I am not convinced we can have societal movements that are online-only and have no in-person organization.

Addiction

We can all admit that social media is addictive to some extent. I believe at some point in the future, we will look at people that mindlessly scroll on their devices just like we do smokers or alcoholics. We feel empathy, pity, and a sense of duty to help rehabilitate them if they are close to us. Look around you when you go to a restaurant or any other public place. Children on tablets and adults on their phones. No social interactions take place between strangers outside the immediate group outing they are on. No sense of shared community with the people eating the next table over. In fact, in most places it would be frowned upon to have a conversation with a stranger in these scenarios. We’re all so isolated from each other while getting our much-needed social fix from our online networks.
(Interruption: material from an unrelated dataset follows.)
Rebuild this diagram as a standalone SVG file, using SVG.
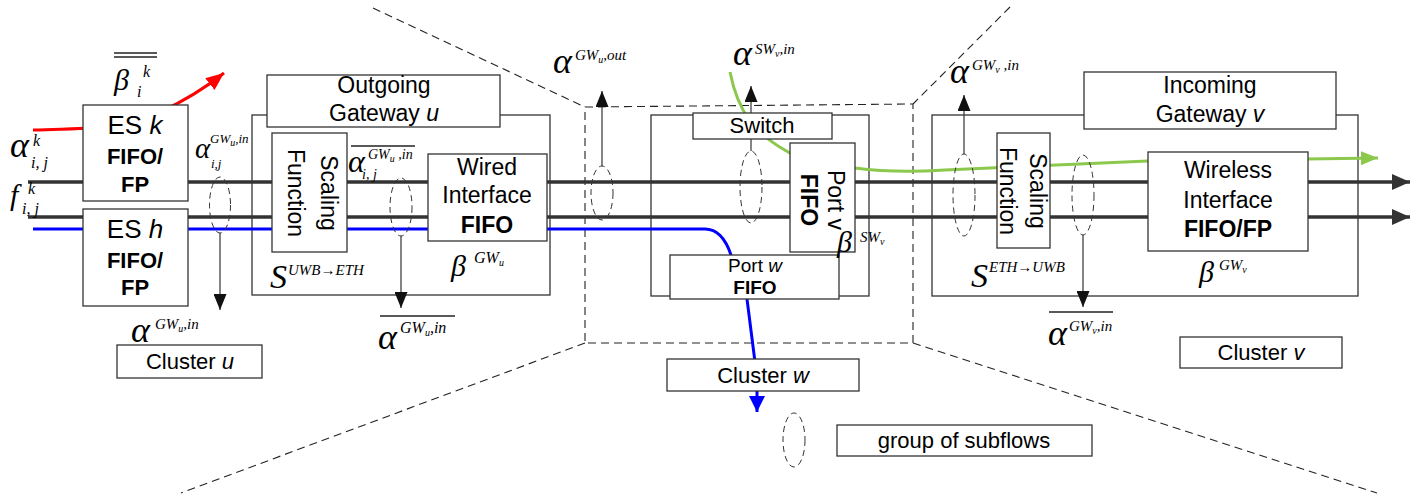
<svg xmlns="http://www.w3.org/2000/svg" width="1428" height="498" viewBox="0 0 1428 498">
<style>
.bg{fill:#fff}
.box{fill:#fff;stroke:#333;stroke-width:1.3}
.obox{fill:none;stroke:#333;stroke-width:1.3}
.region{fill:none;stroke:#222;stroke-width:1.1;stroke-dasharray:8,5}
.ell{fill:none;stroke:#333;stroke-width:1;stroke-dasharray:6,4}
.flow{fill:none;stroke:#333;stroke-width:3.5}
.blue{fill:none;stroke:#0000ff;stroke-width:3}
.green{fill:none;stroke:#8cc84b;stroke-width:3}
.red{fill:none;stroke:#ff0000;stroke-width:3}
.thin{fill:none;stroke:#333;stroke-width:1.2}
.bar{stroke:#222;stroke-width:1.4}
.t{font-family:"Liberation Sans",Arial,sans-serif;fill:#000;text-anchor:middle}
.s23{font-size:23px}
.s22{font-size:22px}
.s19{font-size:19px}
.s26{font-size:26px}
.b{font-weight:bold}
.it{font-style:italic}
.m{font-family:"Liberation Serif","Times New Roman",serif;font-style:italic;fill:#000}
.a36{font-size:36px}
.a32{font-size:32px}
.a29{font-size:29px}
.m34{font-size:34px}
.m30{font-size:30px}
.m16{font-size:16px}
.m15{font-size:15px}
.m14{font-size:14px}
.m13{font-size:13px}
.m10{font-size:10px}
</style>
<defs>
<marker id="ah" markerUnits="userSpaceOnUse" markerWidth="16" markerHeight="13" refX="16" refY="6.5" orient="auto"><path d="M0,0 L16,6.5 L0,13 z" fill="#111"/></marker>
<marker id="ahf" markerUnits="userSpaceOnUse" markerWidth="18" markerHeight="16" refX="18" refY="8" orient="auto"><path d="M0,0 L18,8 L0,16 z" fill="#333"/></marker>
<marker id="ahr" markerUnits="userSpaceOnUse" markerWidth="18" markerHeight="15" refX="18" refY="7.5" orient="auto"><path d="M0,0 L18,7.5 L0,15 z" fill="#ff0000"/></marker>
<marker id="ahg" markerUnits="userSpaceOnUse" markerWidth="17" markerHeight="14" refX="17" refY="7" orient="auto"><path d="M0,0 L17,7 L0,14 z" fill="#8cc84b"/></marker>
<marker id="ahb" markerUnits="userSpaceOnUse" markerWidth="16" markerHeight="16" refX="16" refY="8" orient="auto"><path d="M0,0 L16,8 L0,16 z" fill="#0000ff"/></marker>
</defs>
<rect class="bg" x="0" y="0" width="1428" height="498"/>

<g id="region">
<path class="region" d="M373,8 L585,107 M1010,7 L913,104 M585,107 L913,104 L913,343 L585,343 Z M585,343 L181,493 M913,343 L1377,493"/>
</g>

<g id="outer-boxes">
<rect class="obox" x="252" y="115" width="298" height="180"/>
<rect class="obox" x="651" y="115" width="218" height="181"/>
<rect class="obox" x="932" y="115" width="426" height="181"/>
</g>

<g id="connectors">
<path class="flow" d="M28,182 L1410,182" marker-end="url(#ahf)"/>
<path class="flow" d="M28,217 L1410,217" marker-end="url(#ahf)"/>
<path class="blue" d="M33,229 L705,229 C718,229 726,240 731,255 L747,299 L755,362"/>
<path class="blue" d="M757,391 L757,412" marker-end="url(#ahb)"/>
<path class="green" d="M730,72 C737,108 752,136 800,158 L855,168 C885,172 915,172 945,170 L1148,161 L1378,158" marker-end="url(#ahg)"/>
<path class="red" d="M33,130 C60,129 78,129 90,128 L160,112 C180,103 205,88 224,73" marker-end="url(#ahr)"/>
<path class="thin" d="M220,233 L220,310" marker-end="url(#ah)"/>
<path class="thin" d="M401,236 L401,308" marker-end="url(#ah)"/>
<path class="thin" d="M602,166 L602,91" marker-end="url(#ah)"/>
<path class="thin" d="M751,151 L751,86" marker-end="url(#ah)"/>
<path class="thin" d="M964,154 L964,95" marker-end="url(#ah)"/>
<path class="thin" d="M1083,235 L1083,307" marker-end="url(#ah)"/>
<ellipse class="ell" cx="220" cy="205" rx="10.5" ry="28"/>
<ellipse class="ell" cx="401" cy="207" rx="11" ry="29"/>
<ellipse class="ell" cx="602" cy="193" rx="11" ry="27"/>
<ellipse class="ell" cx="751" cy="187" rx="11" ry="36"/>
<ellipse class="ell" cx="964" cy="195" rx="11" ry="41"/>
<ellipse class="ell" cx="1083" cy="195" rx="11" ry="40"/>
</g>

<g id="es-k">
<rect class="box" x="83" y="105" width="105" height="96"/>
<text class="t s26" x="135" y="134">ES <tspan class="it">k</tspan></text>
<text class="t s22 b" x="135" y="164">FIFO/</text>
<text class="t s22 b" x="135" y="192">FP</text>
</g>
<g id="es-h">
<rect class="box" x="83" y="209" width="105" height="97"/>
<text class="t s26" x="135" y="238">ES <tspan class="it">h</tspan></text>
<text class="t s22 b" x="135" y="268">FIFO/</text>
<text class="t s22 b" x="135" y="295">FP</text>
</g>

<g id="gateway-u">
<rect class="box" x="267" y="75" width="233" height="52"/>
<text class="t s23" x="384" y="93">Outgoing</text>
<text class="t s23" x="384" y="121">Gateway <tspan class="it">u</tspan></text>
</g>
<g id="scaling-u">
<rect class="box" x="272" y="133" width="75" height="119"/>
<text class="t s23" transform="translate(321,193) rotate(90)">Scaling</text>
<text class="t s23" transform="translate(288,193) rotate(90)">Function</text>
</g>
<g id="wired-u">
<rect class="box" x="428" y="154" width="119" height="87"/>
<text class="t s23" x="487" y="175">Wired</text>
<text class="t s23" x="487" y="203">Interface</text>
<text class="t s23 b" x="487" y="233">FIFO</text>
</g>

<g id="switch">
<rect class="box" x="693" y="113" width="139" height="26"/>
<text class="t s22" x="762" y="133">Switch</text>
</g>
<g id="port-v">
<rect class="box" x="790" y="143" width="65" height="109"/>
<text class="t s23" transform="translate(828,200) rotate(90)">Port v</text>
<text class="t s23 b" transform="translate(801,200) rotate(90)">FIFO</text>
</g>
<g id="port-w">
<rect class="box" x="670" y="255" width="169" height="44"/>
<text class="t s19" x="755" y="272">Port <tspan class="it">w</tspan></text>
<text class="t s19 b" x="755" y="294">FIFO</text>
</g>

<g id="gateway-v">
<rect class="box" x="1084" y="72" width="252" height="57"/>
<text class="t s23" x="1210" y="93">Incoming</text>
<text class="t s23" x="1210" y="122">Gateway <tspan class="it">v</tspan></text>
</g>
<g id="scaling-v">
<rect class="box" x="997" y="133" width="53" height="115"/>
<text class="t s23" transform="translate(1030,191) rotate(90)">Scaling</text>
<text class="t s23" transform="translate(1000,191) rotate(90)">Function</text>
</g>
<g id="wireless-v">
<rect class="box" x="1148" y="152" width="160" height="99"/>
<text class="t s23" x="1228" y="178">Wireless</text>
<text class="t s23" x="1228" y="208">Interface</text>
<text class="t s23 b" x="1228" y="237">FIFO/FP</text>
</g>

<g id="cluster-u">
<rect class="box" x="117" y="345" width="145" height="33"/>
<text class="t s22" x="190" y="369">Cluster <tspan class="it">u</tspan></text>
</g>
<g id="cluster-w">
<rect class="box" x="667" y="359" width="192" height="32"/>
<text class="t s22" x="763" y="383">Cluster <tspan class="it">w</tspan></text>
</g>
<g id="cluster-v">
<rect class="box" x="1180" y="337" width="162" height="31"/>
<text class="t s22" x="1261" y="360">Cluster <tspan class="it">v</tspan></text>
</g>

<g id="legend">
<ellipse class="ell" cx="794" cy="440" rx="11" ry="27"/>
<rect class="box" x="837" y="425" width="255" height="31"/>
<text class="t s22" x="964" y="448">group of subflows</text>
</g>

<g id="labels">
<!-- alpha_{i,j}^k -->
<text class="m a36" x="10" y="157">α</text>
<text class="m m16" x="33" y="146">k</text>
<text class="m m16" x="31" y="168">i, j</text>
<!-- f_{i,j}^k -->
<text class="m m30" x="10" y="205">f</text>
<text class="m m16" x="28" y="194">k</text>
<text class="m m16" x="22" y="214">i, j</text>
<!-- beta_i^k double bar -->
<line class="bar" x1="114" y1="53" x2="157" y2="53"/>
<line class="bar" x1="114" y1="57" x2="157" y2="57"/>
<text class="m m30" x="114" y="90">β</text>
<text class="m m16" x="143" y="77">k</text>
<text class="m m16" x="137" y="97">i</text>
<!-- alpha_{i,j}^{GWu,in} -->
<text class="m a29" x="195" y="158">α</text>
<text class="m m13" x="210" y="143">GW<tspan class="m10" dy="3">u</tspan><tspan dy="-3">,in</tspan></text>
<text class="m m13" x="211" y="168">i,j</text>
<!-- alpha^{GWu,in} below cluster u arrow -->
<text class="m a36" x="131" y="342">α</text>
<text class="m m15" x="155" y="329">GW<tspan class="m10" dy="3">u</tspan><tspan dy="-3">,in</tspan></text>
<!-- S^{UWB->ETH} -->
<text class="m m34" x="270" y="288">S</text>
<text class="m m15" x="288" y="275">UWB→ETH</text>
<!-- overline alpha_{i,j}^{GWu,in} -->
<line class="bar" x1="351" y1="146" x2="415" y2="146"/>
<text class="m a32" x="348" y="172">α</text>
<text class="m m14" x="368" y="159">GW<tspan class="m10" dy="3">u</tspan><tspan dy="-3"> ,in</tspan></text>
<text class="m m14" x="362" y="179">i, j</text>
<!-- beta^{GWu} -->
<text class="m m30" x="451" y="276">β</text>
<text class="m m16" x="474" y="263">GW<tspan class="m10" dy="3">u</tspan></text>
<!-- overline alpha^{GWu,in} -->
<line class="bar" x1="380" y1="316" x2="455" y2="316"/>
<text class="m a36" x="378" y="349">α</text>
<text class="m m16" x="400" y="333">GW<tspan class="m10" dy="3">u</tspan><tspan dy="-3">,in</tspan></text>
<!-- alpha^{GWu,out} -->
<text class="m a36" x="553" y="73">α</text>
<text class="m m15" x="575" y="60">GW<tspan class="m10" dy="3">u</tspan><tspan dy="-3">,out</tspan></text>
<!-- alpha^{SWv,in} -->
<text class="m a36" x="733" y="65">α</text>
<text class="m m15" x="755" y="54">SW<tspan class="m10" dy="3">v</tspan><tspan dy="-3">,in</tspan></text>
<!-- beta^{SWv} -->
<text class="m m30" x="837" y="252">β</text>
<text class="m m15" x="860" y="242">SW<tspan class="m10" dy="3">v</tspan></text>
<!-- alpha^{GWv,in} top -->
<text class="m a36" x="950" y="83">α</text>
<text class="m m15" x="972" y="70">GW<tspan class="m10" dy="3">v</tspan><tspan dy="-3"> ,in</tspan></text>
<!-- S^{ETH->UWB} -->
<text class="m m34" x="971" y="287">S</text>
<text class="m m15" x="989" y="272">ETH→UWB</text>
<!-- beta^{GWv} -->
<text class="m m30" x="1199" y="282">β</text>
<text class="m m15" x="1219" y="270">GW<tspan class="m10" dy="3">v</tspan></text>
<!-- overline alpha^{GWv,in} -->
<line class="bar" x1="1049" y1="312" x2="1113" y2="312"/>
<text class="m a36" x="1048" y="345">α</text>
<text class="m m15" x="1069" y="331">GW<tspan class="m10" dy="3">v</tspan><tspan dy="-3">,in</tspan></text>
</g>
</svg>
There is a cope and denial that you probably feel at this point. I’m asking you to put the phone down and log off, to interact with the people that are breathing the surrounding air. I felt it too, “I’m not addicted” (Yes I am). Talking to someone you see every day for the 30-minute lunch break you get at work, or god forbid, sitting in silence with your thoughts and having to stare at the drab white/gray colored walls is vastly more boring than opening your phone and diving into a world of thoughts that others are sharing. We are allowing the phones to do all the thinking for us. What to think about X or Y, “oh an advertisement, should I buy this?” Over and over until we put the phone down, it’s overstimulating compared to real life without the screens. All of these are trademarks of an addiction, and we are in collective denial about how badly we are addicted to our screens.

Beauty in the World around us

If our phones and our devices are what we give the most attention to, it follows that we should expect to see the physical world around us be less well maintained. We aren’t forced to stare at the beige walls and the decaying architecture. Instead, we look down into our phone and escape into a world curated for us by corporations that want ad revenue. There is a type of escapism for everyone out there. Shopping, scrolling, gaming, movies, short form videos, the list goes on and on. I’m not one to say escapism is purely a vice, but it should be done in moderation.

“To escape” means to not be where you currently are, which, if we are talking about our daily lives and surroundings, is profoundly depressing. We should put in maximum effort to make our lives and the world around us beautiful so that when we escape we can bring some of the beauty in the world around us with us into our fantasies and vice versa. There should be no existential dread when we return from our escapist fantasies. This is a symptom of a degraded life.

Going Forward

If you intend to log off and spend more time in the world around you, don’t expect a revelation, at least not at first. As I mentioned, these devices are designed to give us dopamine to keep us engaged and real life is simply just not that exciting in comparison. This is further exaggerated if you have neglected your life in exchange for cheap dopamine on screens. It will take time for you to normalize and apprecitae the little things as well as build up your life to be something you don’t often find yourself wanting to escape from.